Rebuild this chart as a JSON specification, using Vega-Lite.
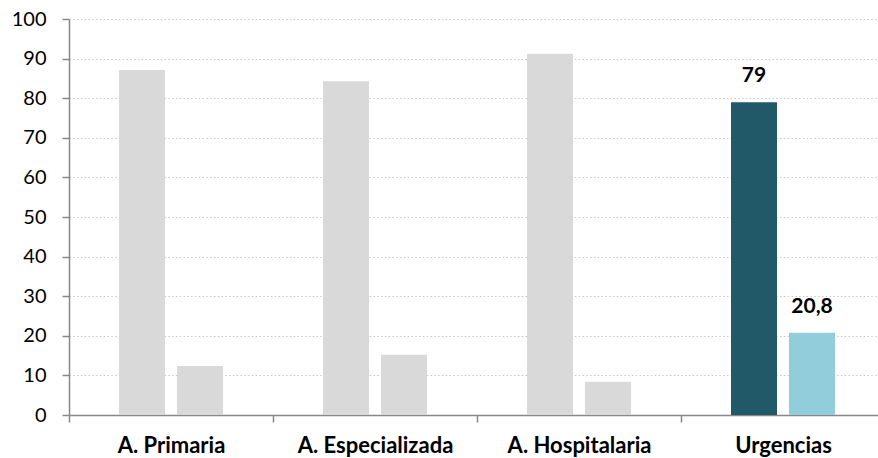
{
  "$schema": "https://vega.github.io/schema/vega-lite/v6.json",
  "width": 809,
  "height": 396,
  "autosize": {"type": "none"},
  "padding": {"left": 69, "top": 19, "right": 0, "bottom": 43},
  "config": {
    "view": {"stroke": null},
    "font": "Lato",
    "locale": {"number": {"decimal": ",", "thousands": ".", "grouping": [3], "currency": ["", " €"]}}
  },
  "data": {
    "values": [
      {"ambito": "A. Primaria", "serie": "1", "tipo": "gris", "valor": 87.1},
      {"ambito": "A. Primaria", "serie": "2", "tipo": "gris", "valor": 12.4},
      {"ambito": "A. Especializada", "serie": "1", "tipo": "gris", "valor": 84.3},
      {"ambito": "A. Especializada", "serie": "2", "tipo": "gris", "valor": 15.2},
      {"ambito": "A. Hospitalaria", "serie": "1", "tipo": "gris", "valor": 91.2},
      {"ambito": "A. Hospitalaria", "serie": "2", "tipo": "gris", "valor": 8.4},
      {"ambito": "Urgencias", "serie": "1", "tipo": "oscuro", "valor": 79},
      {"ambito": "Urgencias", "serie": "2", "tipo": "claro", "valor": 20.8}
    ]
  },
  "encoding": {
    "x": {
      "field": "ambito",
      "type": "nominal",
      "sort": null,
      "title": null,
      "scale": {"paddingInner": 0, "paddingOuter": 0, "range": [0, 816]},
      "axis": {
        "labelAngle": 0,
        "labelFontWeight": "bold",
        "labelFontSize": 22,
        "labelColor": "#000000",
        "labelPadding": 13,
        "tickBand": "extent",
        "tickSize": 7,
        "tickColor": "#888888",
        "domainColor": "#888888",
        "domainWidth": 1.5,
        "tickWidth": 1.5
      }
    },
    "xOffset": {
      "field": "serie",
      "type": "nominal",
      "scale": {"paddingInner": 0.207, "paddingOuter": 0.862}
    },
    "y": {
      "field": "valor",
      "type": "quantitative",
      "title": null,
      "scale": {"domain": [0, 100], "nice": false},
      "axis": {
        "values": [0, 10, 20, 30, 40, 50, 60, 70, 80, 90, 100],
        "labelFontSize": 20,
        "labelColor": "#000000",
        "labelPadding": 16,
        "tickSize": 7,
        "tickColor": "#888888",
        "domainColor": "#888888",
        "domainWidth": 1.5,
        "tickWidth": 1.5,
        "grid": true,
        "gridColor": "#c8c8c8",
        "gridDash": [1.5, 2.3],
        "gridWidth": 1
      }
    }
  },
  "layer": [
    {
      "mark": {"type": "bar"},
      "encoding": {
        "color": {
          "field": "tipo",
          "type": "nominal",
          "scale": {"domain": ["gris", "oscuro", "claro"], "range": ["#d9d9d9", "#215968", "#92cddc"]},
          "legend": null
        }
      }
    },
    {
      "transform": [{"filter": "datum.ambito === 'Urgencias'"}],
      "mark": {"type": "text", "dy": -26, "fontWeight": "bold", "fontSize": 21, "color": "#000000"},
      "encoding": {
        "text": {"field": "valor", "type": "quantitative", "format": ",.1~f"}
      }
    }
  ]
}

**PROBLEM TO SOLVE**. Take the listing and print it again exactly, but without any pictures.

**COMPLETE ANSWER**.
Rebuild this chart as a JSON specification, using Vega-Lite.
{
  "$schema": "https://vega.github.io/schema/vega-lite/v6.json",
  "width": 809,
  "height": 396,
  "autosize": {"type": "none"},
  "padding": {"left": 69, "top": 19, "right": 0, "bottom": 43},
  "config": {
    "view": {"stroke": null},
    "font": "Lato",
    "locale": {"number": {"decimal": ",", "thousands": ".", "grouping": [3], "currency": ["", " €"]}}
  },
  "data": {
    "values": [
      {"ambito": "A. Primaria", "serie": "1", "tipo": "gris", "valor": 87.1},
      {"ambito": "A. Primaria", "serie": "2", "tipo": "gris", "valor": 12.4},
      {"ambito": "A. Especializada", "serie": "1", "tipo": "gris", "valor": 84.3},
      {"ambito": "A. Especializada", "serie": "2", "tipo": "gris", "valor": 15.2},
      {"ambito": "A. Hospitalaria", "serie": "1", "tipo": "gris", "valor": 91.2},
      {"ambito": "A. Hospitalaria", "serie": "2", "tipo": "gris", "valor": 8.4},
      {"ambito": "Urgencias", "serie": "1", "tipo": "oscuro", "valor": 79},
      {"ambito": "Urgencias", "serie": "2", "tipo": "claro", "valor": 20.8}
    ]
  },
  "encoding": {
    "x": {
      "field": "ambito",
      "type": "nominal",
      "sort": null,
      "title": null,
      "scale": {"paddingInner": 0, "paddingOuter": 0, "range": [0, 816]},
      "axis": {
        "labelAngle": 0,
        "labelFontWeight": "bold",
        "labelFontSize": 22,
        "labelColor": "#000000",
        "labelPadding": 13,
        "tickBand": "extent",
        "tickSize": 7,
        "tickColor": "#888888",
        "domainColor": "#888888",
        "domainWidth": 1.5,
        "tickWidth": 1.5
      }
    },
    "xOffset": {
      "field": "serie",
      "type": "nominal",
      "scale": {"paddingInner": 0.207, "paddingOuter": 0.862}
    },
    "y": {
      "field": "valor",
      "type": "quantitative",
      "title": null,
      "scale": {"domain": [0, 100], "nice": false},
      "axis": {
        "values": [0, 10, 20, 30, 40, 50, 60, 70, 80, 90, 100],
        "labelFontSize": 20,
        "labelColor": "#000000",
        "labelPadding": 16,
        "tickSize": 7,
        "tickColor": "#888888",
        "domainColor": "#888888",
        "domainWidth": 1.5,
        "tickWidth": 1.5,
        "grid": true,
        "gridColor": "#c8c8c8",
        "gridDash": [1.5, 2.3],
        "gridWidth": 1
      }
    }
  },
  "layer": [
    {
      "mark": {"type": "bar"},
      "encoding": {
        "color": {
          "field": "tipo",
          "type": "nominal",
          "scale": {"domain": ["gris", "oscuro", "claro"], "range": ["#d9d9d9", "#215968", "#92cddc"]},
          "legend": null
        }
      }
    },
    {
      "transform": [{"filter": "datum.ambito === 'Urgencias'"}],
      "mark": {"type": "text", "dy": -26, "fontWeight": "bold", "fontSize": 21, "color": "#000000"},
      "encoding": {
        "text": {"field": "valor", "type": "quantitative", "format": ",.1~f"}
      }
    }
  ]
}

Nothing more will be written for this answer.